Finnish rhythmic gymnast

Ekaterina "Katja" Volkova (born 2 July 1997) is a Finnish former individual rhythmic gymnast. A daughter of Russian parents, she is also Russian citizen.

==Career==
Volkova started gymnastics in 2004.

=== 2013 ===
At the 2013 Finnish championships, she took the silver medal in the all-around behind Jouki Tikkanen and competed at the 2013 World Championships in Kyiv. Along with Tikkanen, she represented Finland at the 2013 European Championships, finishing 10th in the team standings. She appeared in her first FIG World Cup competitions in 2013.

=== 2014 ===
Volkova was the 2014 Finnish national all-around silver medalist behind Tikkanen and appeared at the 2014 World Championships in İzmir.

=== 2015 ===
Volkova won the all-around gold at the 2015 Finnish championships.
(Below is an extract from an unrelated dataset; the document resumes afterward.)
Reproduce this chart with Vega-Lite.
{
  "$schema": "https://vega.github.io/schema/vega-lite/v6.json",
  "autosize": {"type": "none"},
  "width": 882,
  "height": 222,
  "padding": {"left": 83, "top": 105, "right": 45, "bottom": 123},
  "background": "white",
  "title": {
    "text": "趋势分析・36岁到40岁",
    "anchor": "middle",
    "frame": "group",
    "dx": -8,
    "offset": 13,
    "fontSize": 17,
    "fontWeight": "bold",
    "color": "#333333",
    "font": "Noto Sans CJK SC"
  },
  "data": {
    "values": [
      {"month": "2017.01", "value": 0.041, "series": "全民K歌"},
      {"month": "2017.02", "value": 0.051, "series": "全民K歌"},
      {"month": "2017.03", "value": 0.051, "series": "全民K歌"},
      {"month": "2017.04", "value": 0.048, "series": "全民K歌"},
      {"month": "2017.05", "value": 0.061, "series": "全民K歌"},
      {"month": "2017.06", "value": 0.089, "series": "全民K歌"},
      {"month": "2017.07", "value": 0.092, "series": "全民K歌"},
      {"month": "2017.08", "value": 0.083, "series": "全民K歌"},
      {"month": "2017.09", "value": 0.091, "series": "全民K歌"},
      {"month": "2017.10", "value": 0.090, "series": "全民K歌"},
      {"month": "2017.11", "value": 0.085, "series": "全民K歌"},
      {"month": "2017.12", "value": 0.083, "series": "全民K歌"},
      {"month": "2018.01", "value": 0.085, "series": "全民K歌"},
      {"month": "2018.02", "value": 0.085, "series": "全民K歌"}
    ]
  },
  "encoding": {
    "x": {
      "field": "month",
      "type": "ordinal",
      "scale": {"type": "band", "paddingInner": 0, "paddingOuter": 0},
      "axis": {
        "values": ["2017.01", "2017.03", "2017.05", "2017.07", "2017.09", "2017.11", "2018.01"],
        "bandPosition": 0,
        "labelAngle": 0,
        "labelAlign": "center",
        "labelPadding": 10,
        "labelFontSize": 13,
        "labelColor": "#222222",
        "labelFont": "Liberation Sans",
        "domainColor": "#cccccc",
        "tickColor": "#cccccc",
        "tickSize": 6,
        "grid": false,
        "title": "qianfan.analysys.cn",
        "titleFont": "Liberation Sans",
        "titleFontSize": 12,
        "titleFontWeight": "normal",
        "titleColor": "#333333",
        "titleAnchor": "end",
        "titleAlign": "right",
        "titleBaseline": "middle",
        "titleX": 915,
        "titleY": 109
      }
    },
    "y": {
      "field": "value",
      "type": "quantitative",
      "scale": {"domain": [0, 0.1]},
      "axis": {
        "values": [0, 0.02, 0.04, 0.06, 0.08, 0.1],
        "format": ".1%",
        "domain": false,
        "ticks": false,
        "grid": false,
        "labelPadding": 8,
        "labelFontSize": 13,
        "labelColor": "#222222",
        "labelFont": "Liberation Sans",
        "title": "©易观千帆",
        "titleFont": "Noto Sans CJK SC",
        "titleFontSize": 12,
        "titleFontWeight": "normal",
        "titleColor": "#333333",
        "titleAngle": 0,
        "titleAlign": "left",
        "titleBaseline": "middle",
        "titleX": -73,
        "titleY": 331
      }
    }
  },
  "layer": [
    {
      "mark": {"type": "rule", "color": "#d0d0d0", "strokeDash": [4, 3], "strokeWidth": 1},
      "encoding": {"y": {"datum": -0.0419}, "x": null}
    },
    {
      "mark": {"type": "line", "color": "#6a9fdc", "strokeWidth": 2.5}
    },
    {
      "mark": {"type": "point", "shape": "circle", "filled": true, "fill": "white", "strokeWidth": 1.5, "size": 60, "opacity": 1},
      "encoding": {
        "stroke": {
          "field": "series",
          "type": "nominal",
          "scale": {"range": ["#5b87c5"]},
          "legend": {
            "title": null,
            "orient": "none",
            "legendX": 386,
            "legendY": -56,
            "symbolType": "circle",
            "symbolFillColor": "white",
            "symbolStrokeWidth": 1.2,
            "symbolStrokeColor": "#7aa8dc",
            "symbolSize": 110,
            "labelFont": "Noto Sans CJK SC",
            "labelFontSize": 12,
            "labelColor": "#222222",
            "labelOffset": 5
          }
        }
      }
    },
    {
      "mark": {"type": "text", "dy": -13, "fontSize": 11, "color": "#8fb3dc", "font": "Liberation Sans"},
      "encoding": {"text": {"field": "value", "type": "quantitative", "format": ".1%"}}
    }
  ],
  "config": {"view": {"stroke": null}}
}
She qualified in 27th place in the all-around at the 2015 World Championships and did not reach in the Top 24 finalists.

=== 2016 ===
In 2016, Volkova competed at the Espoo World Cup where she finished a career high of 8th place in the all-around. On April 21–22, she beat compatriot Jouki Tikkanen for an Olympics license in individual rhythmic gymnastics by finishing fourth amongst a top 8 selection of highest score for non qualified gymnasts at the 2016 Gymnastics Olympic Test Event held in Rio de Janeiro.

Volkova finished 12th in the all-around at the 2016 Minsk World Cup. On June 17–19, she appeared in her first continental competition, the 2016 European Championships where she finished in 15th place. On July 8–10, she finished 16th in the all-around at the 2016 Kazan World Cup. On July 22–24, at the 2016 Baku World Cup, Volkova finished 8th in the all-around with a total of 71.000 points – a new personal best – and qualified to two apparatus finals.

On August 19–20, Volkova competed at the 2016 Summer Olympics held in Rio de Janeiro, Brazil. She finished 21st in the rhythmic gymnastics individual all-around qualifications and did not advance into the top 10 finals. She retired from gymnastics after Olympics to continue pursuing in her University studies.